I am splitting your question in 4 parts :
How can we dynamically set up datasets for all tables?
To dynamically set up datasets for all tables, you can start by creating a metadata table in your source database. This table will store the list of tables that need to be processed. You can populate this metadata table with the names of the tables you want to process, which allows for dynamic updates as tables are added or removed from the source database. Next, in Azure Data Factory, create a Lookup activity that reads from this metadata table to get the list of tables to process. This approach avoids the need for manually creating datasets for each table.
How can we handle a growing number of tables without creating individual procedures?

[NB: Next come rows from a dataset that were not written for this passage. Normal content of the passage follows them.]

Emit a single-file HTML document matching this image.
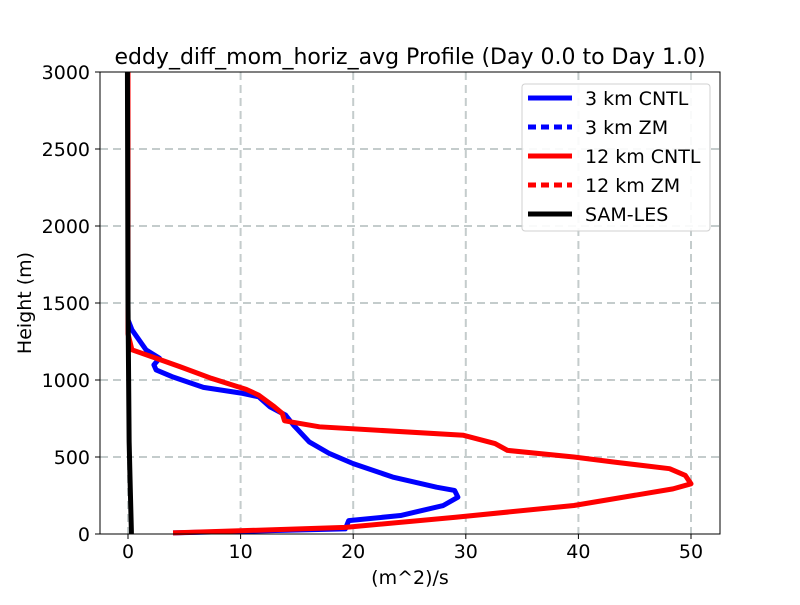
<!DOCTYPE html>
<html><head><meta charset="utf-8"><style>
body{margin:0;background:#fff;font-family:"Liberation Sans","DejaVu Sans",sans-serif}
svg text{font-family:"DejaVu Sans","Liberation Sans",sans-serif;fill:#000}
</style></head><body>
<svg id="chart" width="800" height="600" viewBox="0 0 800 600" xmlns="http://www.w3.org/2000/svg">
<rect width="800" height="600" fill="#fff"/>
<g id="grid"></g>
<g id="series"></g>
<rect x="100" y="72" width="620" height="462" fill="none" stroke="#000" stroke-width="1"/>
<g id="ticks"></g>
<text x="410" y="64" text-anchor="middle" font-size="22">eddy_diff_mom_horiz_avg Profile (Day 0.0 to Day 1.0)</text>
<text x="410" y="584" text-anchor="middle" font-size="19">(m^2)/s</text>
<text transform="translate(31,303) rotate(-90)" text-anchor="middle" font-size="19">Height (m)</text>
<g id="legend"></g>
</svg>
<script>
const xTicks=[0,10,20,30,40,50];
const yTicks=[0,500,1000,1500,2000,2500,3000];
const blueCntlX=[4,19.3,19.6,24.2,28,29.3,29,27.4,23.5,20,17.9,16.1,14.7,14,12.6,11.6,10.2,6.7,3.9,2.5,2.3,2.8,1.6,0.35,0,0,0];
const blueCntlH=[7,33,87,120,185,239,283,304,370,457,522,598,707,772,826,891,913,952,1022,1065,1098,1141,1196,1326,1391,2000,3000];
const redCntlX=[4,19.3,29.1,39.6,48.4,50,49.5,48.1,43.2,39.6,33.7,32.6,29.8,17,13.9,13.7,13,11.6,10.5,7.4,4.6,2.5,0.35,0,0];
const redCntlH=[7,43,109,185,293,326,380,424,467,500,543,587,641,696,735,783,826,902,939,1011,1087,1141,1196,1300,3000];
const lesX=[0.3,0.3,0.2,0.1,0,-0.05];
const lesH=[0,20,300,600,1500,3000];
const NS="http://www.w3.org/2000/svg";
const sx=v=>128+v*11.26;
const sy=h=>534-h*0.154;
function mk(tag,attrs,parent){const e=document.createElementNS(NS,tag);for(const k in attrs)e.setAttribute(k,attrs[k]);document.getElementById(parent).appendChild(e);return e;}
xTicks.forEach(t=>{
 const g=mk('line',{x1:sx(t),x2:sx(t),y1:72,y2:534,stroke:'#c4cccc','stroke-width':2,'stroke-dasharray':'8,5'},'grid');
 
 
 const tk=mk('line',{x1:sx(t),x2:sx(t),y1:534,y2:539,stroke:'#000'},'ticks');
 
 
 const tl=mk('text',{x:sx(t),y:558,'text-anchor':'middle','font-size':19},'ticks');tl.textContent=t;
 
 
});
yTicks.forEach(t=>{
 if(t>0&&t<3000){const g=mk('line',{x1:100,x2:720,y1:sy(t),y2:sy(t),stroke:'#c4cccc','stroke-width':2,'stroke-dasharray':'8,5'},'grid');
 
 }
 const tk=mk('line',{x1:95,x2:100,y1:sy(t),y2:sy(t),stroke:'#000'},'ticks');
 
 
 const tl=mk('text',{x:90,y:sy(t)+7,'text-anchor':'end','font-size':19},'ticks');tl.textContent=t;
 
 
});
function line(xs,hs,color,name){
 const p=mk('polyline',{points:xs.map((v,i)=>sx(v)+','+sy(hs[i])).join(' '),fill:'none',stroke:color,'stroke-width':5,'stroke-linejoin':'round'},'series');
 
 
}
line(blueCntlX,blueCntlH,'#0000ff','line-3km-cntl');
line(redCntlX,redCntlH,'#ff0000','line-12km-cntl');
line(lesX,lesH,'#000000','line-sam-les');
const legBox=mk('rect',{x:522,y:84,width:188,height:147,fill:'#fff',stroke:'#ccc',rx:3,opacity:0.9},'legend');


const legLabels=['3 km CNTL','3 km ZM','12 km CNTL','12 km ZM','SAM-LES'];
const legColors=['#0000ff','#0000ff','#ff0000','#ff0000','#000000'];
const legDash=['none','8,5','none','8,5','none'];
legLabels.forEach((lab,i)=>{
 const y=98+i*29;
 const l=mk('line',{x1:528,x2:572,y1:y,y2:y,stroke:legColors[i],'stroke-width':5,'stroke-dasharray':legDash[i]},'legend');
 
 
 const t=mk('text',{x:585,y:y+7,'font-size':19},'legend');t.textContent=lab;
 
 
});
</script>
</body></html>
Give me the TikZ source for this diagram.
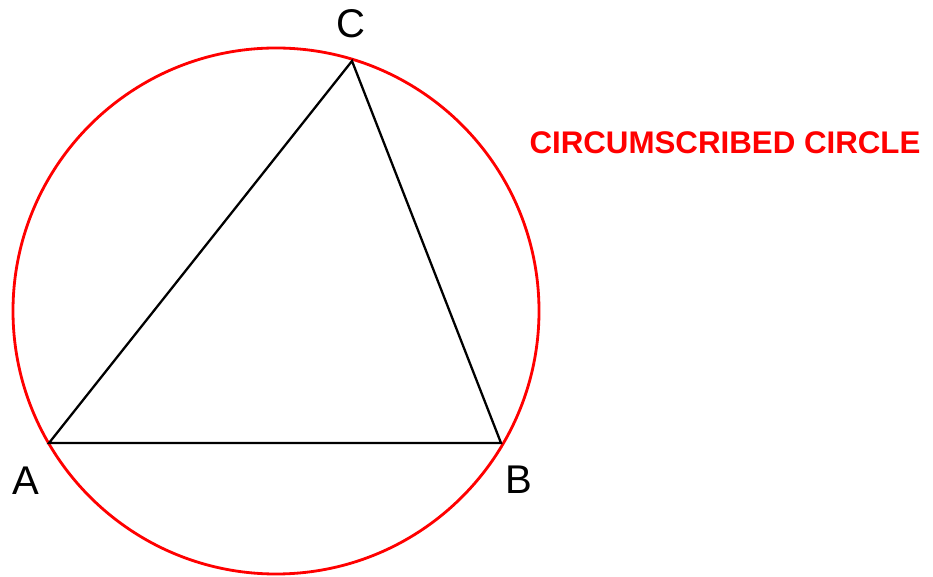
\documentclass[tikz,border=0pt]{standalone}
\usepackage{fontspec}
\setmainfont{Liberation Sans}
\begin{document}
\begin{tikzpicture}[
    triEdge/.style={black,line width=1.3pt,line join=miter},
    circEdge/.style={red,line width=1.6pt},
    vtxLabel/.style={inner sep=0pt,font=\fontsize{22.8}{24}\selectfont},
    circLabel/.style={inner sep=0pt,text=red,font=\fontsize{17.8}{20}\selectfont\bfseries},
]
\useasboundingbox (0,0) rectangle (18.66,11.52);
\coordinate (triA) at (0.98,2.66);
\coordinate (triB) at (10.02,2.66);
\coordinate (triC) at (7.04,10.30);
\coordinate (circO) at (5.52,5.30);
\draw[circEdge] (circO) circle (5.26);
\draw[triEdge] (triA) -- (triB) -- (triC) -- cycle;
% vertex names
\node[vtxLabel] (labA) at (0.52,1.90) {A};
\node[vtxLabel] (labB) at (10.38,1.92) {B};
\node[vtxLabel] (labC) at (7.02,11.04) {C};
\node[circLabel] (labCirc) at (14.50,8.66) {CIRCUMSCRIBED CIRCLE};
\end{tikzpicture}
\end{document}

Handling a growing number of tables without creating individual procedures can be managed using parameterized datasets and a ForEach activity in Azure Data Factory. After setting up the Lookup activity to fetch table names from the metadata table, add a ForEach activity to iterate over this list of tables. Within this ForEach activity, use parameterized datasets to dynamically handle different table names. This means you only need to create a few reusable datasets and activities, which are configured to accept table names as parameters, thus avoiding the need to create individual procedures for each table.
How can we dynamically pick tables and perform operations on them?
To dynamically pick tables and perform operations on them, you can leverage the ForEach activity in Azure Data Factory, which iterates over the list of table names retrieved from the Lookup activity. Inside the ForEach activity, include a Data Flow or Stored Procedure activity configured to handle your data transformation and upsert logic. The Data Flow activity can be used to scramble PII data and perform the upsert operation. By parameterizing these activities, they can dynamically adapt to the specific table being processed, ensuring the pipeline can scale and accommodate new tables as they are added.
How can we scramble PII information and perform upserts efficiently?
Scrambling PII information and performing upserts efficiently can be achieved by designing a Data Flow in Azure Data Factory. This Data Flow can include transformations to scramble PII data based on your specific requirements. Once the data is transformed, the Data Flow can be configured to upsert the data into the destination database. Alternatively, you can use a Stored Procedure to handle the upsert operation. The Stored Procedure can be called from within the ForEach activity, passing the necessary parameters for each table. This approach ensures that both PII scrambling and upsert operations are handled efficiently within the same pipeline execution.